### YOUR OBJECTIVE
Copy out the material below in full, but not its images.

----

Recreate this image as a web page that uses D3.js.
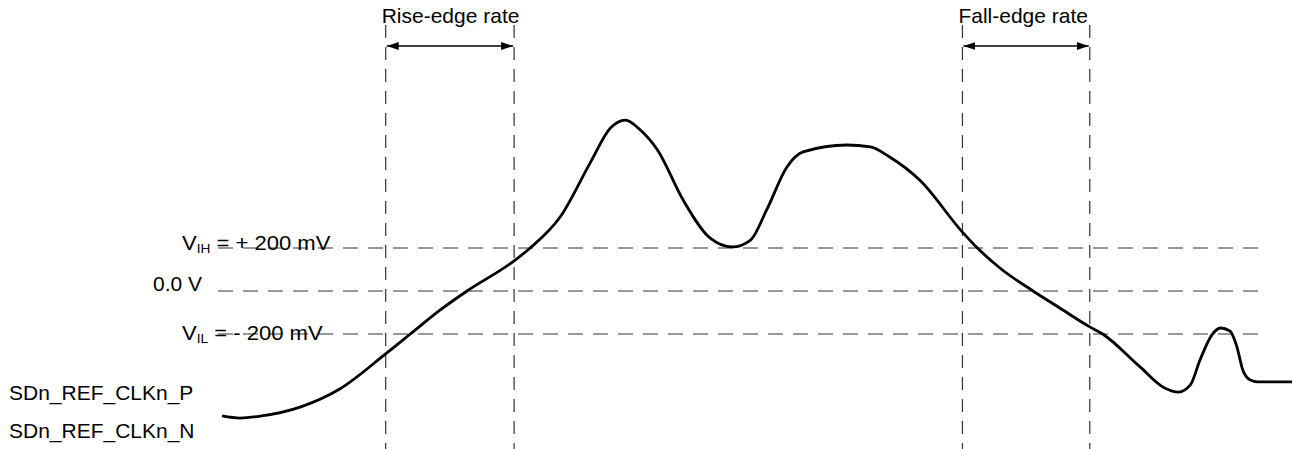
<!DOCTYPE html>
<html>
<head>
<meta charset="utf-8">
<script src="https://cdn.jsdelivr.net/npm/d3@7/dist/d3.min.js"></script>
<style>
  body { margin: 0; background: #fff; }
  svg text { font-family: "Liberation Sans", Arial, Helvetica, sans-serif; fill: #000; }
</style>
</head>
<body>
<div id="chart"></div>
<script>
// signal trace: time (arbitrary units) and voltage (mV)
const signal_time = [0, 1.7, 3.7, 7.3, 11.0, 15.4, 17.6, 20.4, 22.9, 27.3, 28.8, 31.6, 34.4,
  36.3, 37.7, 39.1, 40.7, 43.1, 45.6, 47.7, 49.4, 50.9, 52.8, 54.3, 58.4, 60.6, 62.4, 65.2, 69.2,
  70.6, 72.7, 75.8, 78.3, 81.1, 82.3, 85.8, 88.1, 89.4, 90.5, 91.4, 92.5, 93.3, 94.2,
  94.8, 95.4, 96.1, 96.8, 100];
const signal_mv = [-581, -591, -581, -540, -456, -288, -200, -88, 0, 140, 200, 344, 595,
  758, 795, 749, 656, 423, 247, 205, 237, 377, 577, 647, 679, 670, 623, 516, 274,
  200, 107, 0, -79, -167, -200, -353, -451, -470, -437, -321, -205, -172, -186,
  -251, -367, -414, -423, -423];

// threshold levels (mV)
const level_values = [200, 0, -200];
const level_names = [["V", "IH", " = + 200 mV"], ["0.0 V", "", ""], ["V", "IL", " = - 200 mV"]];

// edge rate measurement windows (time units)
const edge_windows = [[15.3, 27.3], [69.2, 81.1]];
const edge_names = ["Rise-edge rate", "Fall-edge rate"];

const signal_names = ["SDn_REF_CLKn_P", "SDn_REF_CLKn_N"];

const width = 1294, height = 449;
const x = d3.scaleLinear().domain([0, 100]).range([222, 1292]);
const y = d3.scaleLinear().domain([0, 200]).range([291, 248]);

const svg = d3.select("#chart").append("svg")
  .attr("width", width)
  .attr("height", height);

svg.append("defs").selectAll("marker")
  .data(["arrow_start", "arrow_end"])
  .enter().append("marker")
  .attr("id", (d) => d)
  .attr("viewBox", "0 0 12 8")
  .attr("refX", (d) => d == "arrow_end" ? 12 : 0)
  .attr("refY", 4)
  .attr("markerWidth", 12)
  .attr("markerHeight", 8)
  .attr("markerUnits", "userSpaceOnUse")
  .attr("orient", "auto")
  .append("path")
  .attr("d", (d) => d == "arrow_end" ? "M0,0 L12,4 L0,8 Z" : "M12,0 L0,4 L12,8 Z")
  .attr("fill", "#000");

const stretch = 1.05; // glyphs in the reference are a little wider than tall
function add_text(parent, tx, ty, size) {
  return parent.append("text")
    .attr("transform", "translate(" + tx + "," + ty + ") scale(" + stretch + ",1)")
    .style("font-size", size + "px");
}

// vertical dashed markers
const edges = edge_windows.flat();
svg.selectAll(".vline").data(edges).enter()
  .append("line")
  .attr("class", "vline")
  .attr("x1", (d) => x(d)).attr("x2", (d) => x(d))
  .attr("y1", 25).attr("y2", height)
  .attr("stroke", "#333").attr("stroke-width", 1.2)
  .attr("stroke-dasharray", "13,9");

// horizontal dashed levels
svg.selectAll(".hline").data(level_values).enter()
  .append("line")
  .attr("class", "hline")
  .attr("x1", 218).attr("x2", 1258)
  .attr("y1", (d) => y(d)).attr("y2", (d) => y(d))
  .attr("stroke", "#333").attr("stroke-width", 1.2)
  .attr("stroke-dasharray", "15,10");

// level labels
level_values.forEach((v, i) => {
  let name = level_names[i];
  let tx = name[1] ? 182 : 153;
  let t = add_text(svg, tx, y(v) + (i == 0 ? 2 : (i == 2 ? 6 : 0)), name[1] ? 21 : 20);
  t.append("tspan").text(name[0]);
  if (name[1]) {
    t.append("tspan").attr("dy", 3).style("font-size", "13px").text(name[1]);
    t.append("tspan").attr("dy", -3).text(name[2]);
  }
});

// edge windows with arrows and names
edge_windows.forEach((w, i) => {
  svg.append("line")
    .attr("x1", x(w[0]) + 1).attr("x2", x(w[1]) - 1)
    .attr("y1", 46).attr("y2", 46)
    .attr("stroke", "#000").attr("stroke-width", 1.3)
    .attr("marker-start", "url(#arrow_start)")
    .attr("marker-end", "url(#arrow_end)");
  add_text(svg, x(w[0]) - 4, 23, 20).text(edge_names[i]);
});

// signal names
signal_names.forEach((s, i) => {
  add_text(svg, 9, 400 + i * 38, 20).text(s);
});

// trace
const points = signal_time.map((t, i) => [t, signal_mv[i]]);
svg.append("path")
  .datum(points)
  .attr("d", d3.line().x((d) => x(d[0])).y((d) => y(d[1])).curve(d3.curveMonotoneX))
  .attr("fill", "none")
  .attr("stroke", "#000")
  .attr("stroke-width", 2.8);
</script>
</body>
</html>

----

### FINAL RESULT
Recreate this image as a web page that uses D3.js.
<!DOCTYPE html>
<html>
<head>
<meta charset="utf-8">
<script src="https://cdn.jsdelivr.net/npm/d3@7/dist/d3.min.js"></script>
<style>
  body { margin: 0; background: #fff; }
  svg text { font-family: "Liberation Sans", Arial, Helvetica, sans-serif; fill: #000; }
</style>
</head>
<body>
<div id="chart"></div>
<script>
// signal trace: time (arbitrary units) and voltage (mV)
const signal_time = [0, 1.7, 3.7, 7.3, 11.0, 15.4, 17.6, 20.4, 22.9, 27.3, 28.8, 31.6, 34.4,
  36.3, 37.7, 39.1, 40.7, 43.1, 45.6, 47.7, 49.4, 50.9, 52.8, 54.3, 58.4, 60.6, 62.4, 65.2, 69.2,
  70.6, 72.7, 75.8, 78.3, 81.1, 82.3, 85.8, 88.1, 89.4, 90.5, 91.4, 92.5, 93.3, 94.2,
  94.8, 95.4, 96.1, 96.8, 100];
const signal_mv = [-581, -591, -581, -540, -456, -288, -200, -88, 0, 140, 200, 344, 595,
  758, 795, 749, 656, 423, 247, 205, 237, 377, 577, 647, 679, 670, 623, 516, 274,
  200, 107, 0, -79, -167, -200, -353, -451, -470, -437, -321, -205, -172, -186,
  -251, -367, -414, -423, -423];

// threshold levels (mV)
const level_values = [200, 0, -200];
const level_names = [["V", "IH", " = + 200 mV"], ["0.0 V", "", ""], ["V", "IL", " = - 200 mV"]];

// edge rate measurement windows (time units)
const edge_windows = [[15.3, 27.3], [69.2, 81.1]];
const edge_names = ["Rise-edge rate", "Fall-edge rate"];

const signal_names = ["SDn_REF_CLKn_P", "SDn_REF_CLKn_N"];

const width = 1294, height = 449;
const x = d3.scaleLinear().domain([0, 100]).range([222, 1292]);
const y = d3.scaleLinear().domain([0, 200]).range([291, 248]);

const svg = d3.select("#chart").append("svg")
  .attr("width", width)
  .attr("height", height);

svg.append("defs").selectAll("marker")
  .data(["arrow_start", "arrow_end"])
  .enter().append("marker")
  .attr("id", (d) => d)
  .attr("viewBox", "0 0 12 8")
  .attr("refX", (d) => d == "arrow_end" ? 12 : 0)
  .attr("refY", 4)
  .attr("markerWidth", 12)
  .attr("markerHeight", 8)
  .attr("markerUnits", "userSpaceOnUse")
  .attr("orient", "auto")
  .append("path")
  .attr("d", (d) => d == "arrow_end" ? "M0,0 L12,4 L0,8 Z" : "M12,0 L0,4 L12,8 Z")
  .attr("fill", "#000");

const stretch = 1.05; // glyphs in the reference are a little wider than tall
function add_text(parent, tx, ty, size) {
  return parent.append("text")
    .attr("transform", "translate(" + tx + "," + ty + ") scale(" + stretch + ",1)")
    .style("font-size", size + "px");
}

// vertical dashed markers
const edges = edge_windows.flat();
svg.selectAll(".vline").data(edges).enter()
  .append("line")
  .attr("class", "vline")
  .attr("x1", (d) => x(d)).attr("x2", (d) => x(d))
  .attr("y1", 25).attr("y2", height)
  .attr("stroke", "#333").attr("stroke-width", 1.2)
  .attr("stroke-dasharray", "13,9");

// horizontal dashed levels
svg.selectAll(".hline").data(level_values).enter()
  .append("line")
  .attr("class", "hline")
  .attr("x1", 218).attr("x2", 1258)
  .attr("y1", (d) => y(d)).attr("y2", (d) => y(d))
  .attr("stroke", "#333").attr("stroke-width", 1.2)
  .attr("stroke-dasharray", "15,10");

// level labels
level_values.forEach((v, i) => {
  let name = level_names[i];
  let tx = name[1] ? 182 : 153;
  let t = add_text(svg, tx, y(v) + (i == 0 ? 2 : (i == 2 ? 6 : 0)), name[1] ? 21 : 20);
  t.append("tspan").text(name[0]);
  if (name[1]) {
    t.append("tspan").attr("dy", 3).style("font-size", "13px").text(name[1]);
    t.append("tspan").attr("dy", -3).text(name[2]);
  }
});

// edge windows with arrows and names
edge_windows.forEach((w, i) => {
  svg.append("line")
    .attr("x1", x(w[0]) + 1).attr("x2", x(w[1]) - 1)
    .attr("y1", 46).attr("y2", 46)
    .attr("stroke", "#000").attr("stroke-width", 1.3)
    .attr("marker-start", "url(#arrow_start)")
    .attr("marker-end", "url(#arrow_end)");
  add_text(svg, x(w[0]) - 4, 23, 20).text(edge_names[i]);
});

// signal names
signal_names.forEach((s, i) => {
  add_text(svg, 9, 400 + i * 38, 20).text(s);
});

// trace
const points = signal_time.map((t, i) => [t, signal_mv[i]]);
svg.append("path")
  .datum(points)
  .attr("d", d3.line().x((d) => x(d[0])).y((d) => y(d[1])).curve(d3.curveMonotoneX))
  .attr("fill", "none")
  .attr("stroke", "#000")
  .attr("stroke-width", 2.8);
</script>
</body>
</html>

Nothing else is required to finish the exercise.